Traumatic Brain Injury

In the case of a traumatic brain injury, the most difficult symptoms to deal with usually involve double vision, peripheral vision loss and balance disorders.

The fastest growing segment of the population benefiting from neuro-vision rehabilitative therapy are patients who have experienced a traumatic brain injury. Insults to the brain can occur in many different ways. Common causes include car accidents (closed head injury, whiplash), concussions (mild to severe), stroke, and aneurysm. Due to the extensive visual pathways located within the brain, any type of adverse neurological event, whether mild or severe, will likely have an impact on the visual system. Brain injury can result in an altered state of consciousness and may lead to impairment of cognitive abilities, sensory processing, or physical function.

Vision problems are often overlooked during the initial stages of treatment for traumatic brain injuries. Oftentimes the problems are initially hidden, which further delays treatment. Many brain injury patients are left with double vision, binocular vision difficulties, and severe accommodative (focusing) problems. This can lead to an inability to read, drive a car, or return to work.

Initially, physicians and therapists often choose to patch one eye in order to eliminate adverse symptoms. This strategy not only delays proper treatment, but also decreases a person’s peripheral vision, which further hinders their mobility, often while they are already experiencing mobility challenges. The sooner vision care is sought following a brain injury, the greater the degree of recovery is possible.

Visual Symptoms Associated with Brain Injury

  • Blurred vision
  • Light sensitivity
  • Reading difficulties — words appear to move on the page
  • Comprehension difficulty
  • Attention and concentration difficulty
  • Memory challenges
  • Double vision
  • Eye pain and discomfort
  • Headaches associated with visual tasks
  • Loss of peripheral vision
  • Vision/balance disorders

Peripheral vision loss, or visual field loss, refers to a portion of our visual world which has been removed — essentially a large blind spot. The position and magnitude of this blind spot places the person at increased risk of further injury and harm from bumping into objects as well as being struck by undetected approaching objects.

Various treatments are available to help people deal with visual field loss. Treatment may involve scanning and tracking exercises in the area of loss as well as the use of prisms and special glasses to help with orientation and mobility concerns. Remediation requires effort, time, and patience from everyone involved with the situation.
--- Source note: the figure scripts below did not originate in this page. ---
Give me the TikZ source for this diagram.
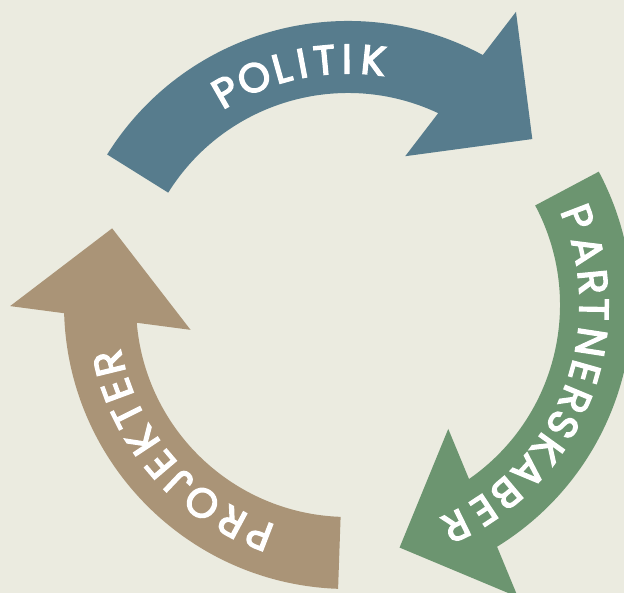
\documentclass[tikz,border=0pt]{standalone}
\usepackage{fontspec}
\newfontfamily\cyclefont{Poppins}[FakeBold=3.5]
\usetikzlibrary{calc}

\definecolor{politikblue}{HTML}{577C8D}
\definecolor{partnergreen}{HTML}{6C9570}
\definecolor{projektbrown}{HTML}{AA9477}
\definecolor{paper}{HTML}{EBEBE0}

\tikzset{
  letter/.style={font=\cyclefont\fontsize{41}{41}\selectfont,
                 text=white, inner sep=0pt, anchor=center},
}

\begin{document}
\begin{tikzpicture}
  \fill[paper] (0,0) rectangle (624pt,593pt);
  \useasboundingbox (0,0) rectangle (624pt,593pt);
  \clip (0,0) rectangle (624pt,593pt);

  \begin{scope}[shift={(348pt,288pt)}]
    % the three arrows, one turned from the other
    \foreach \rot/\col/\nm in {0/politikblue/pol,-120/partnergreen/par,-240/projektbrown/pro}
    {
      \begin{scope}[rotate=\rot]
        \coordinate (\nm-base) at (63:248pt);
        \coordinate (\nm-tip)  at (42:248pt);
        \fill[\col] (148:284pt) arc[start angle=148, end angle=61.66, radius=284pt]
          -- ($(\nm-base)!91pt!90:(\nm-tip)$) -- (\nm-tip)
          -- ($(\nm-base)!91pt!-90:(\nm-tip)$)
          -- (64.81:212pt) arc[start angle=64.81, end angle=148, radius=212pt] -- cycle;
      \end{scope}
    }

    % letters
    \foreach \ang/\ch [count=\i] in {119.8/P,112.45/O,105.65/L,100.75/I,95.45/T,90.25/I,84.05/K}
      \node[letter, rotate=\ang-90] (pol-\i) at (\ang:246pt) {\ch};
    \foreach \ang/\ch [count=\i] in {20.9/P,12.9/A,5.4/R,-1.0/T,-8.7/N,-15.8/E,-22.6/R,
                                      -29.1/S,-35.8/K,-42.6/A,-49.9/B,-56.5/E,-64.0/R}
      \node[letter, rotate=\ang-90] (par-\i) at (\ang:246pt) {\ch};
    \foreach \ang/\ch [count=\i] in {248.9/P,241.8/R,233.6/O,226.5/J,220.4/E,
                                      213.4/K,206.5/T,200.3/E,193.7/R}
      \node[letter, rotate=\ang-90] (pro-\i) at (\ang:246pt) {\ch};
  \end{scope}
\end{tikzpicture}
\end{document}
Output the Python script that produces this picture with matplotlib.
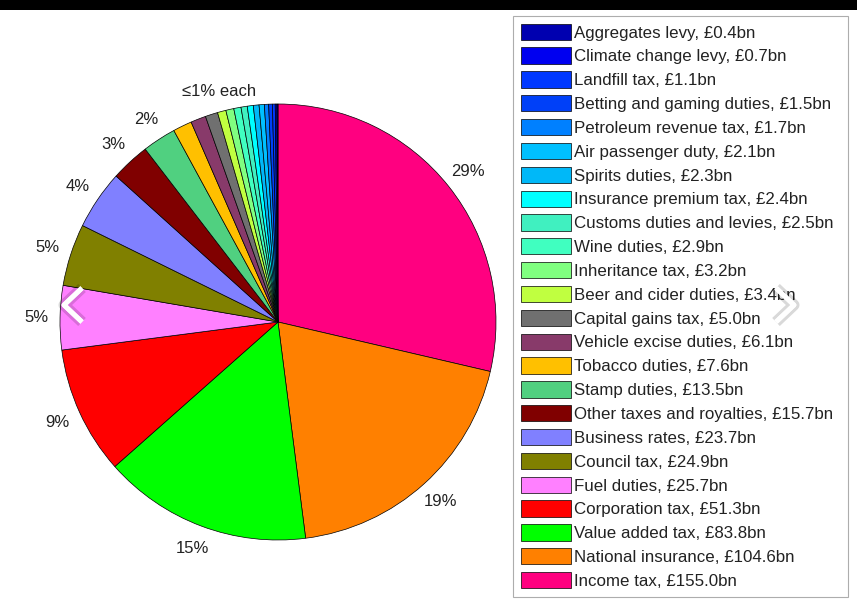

Double vision is a serious and intolerable condition that can be caused by strabismus (misalignment of the eyes), ophthalmoplegia (paralysis of a specific eye muscle limiting eye movements), gaze palsy (inability to gaze into certain directions), and decompensated binocular skills in patients with brain injury, stroke, and other neurologically compromising conditions. Prisms, lenses, and/or vision therapy can often help the patient achieve fusion (alignment of the eyes) and alleviate double vision.

Visual Balance Disorders

Visual balance disorders can be caused by a Visual Midline Shift Syndrome (VMSS), eye movement disorders, nystagmus (involuntary oscillation of the eyes), and disruptions of central and peripheral visual processing. Treatment will depend on the visual diagnosis and etiology. Lenses, prisms, and visual rehabilitation activities are used in the remediation of these disorders.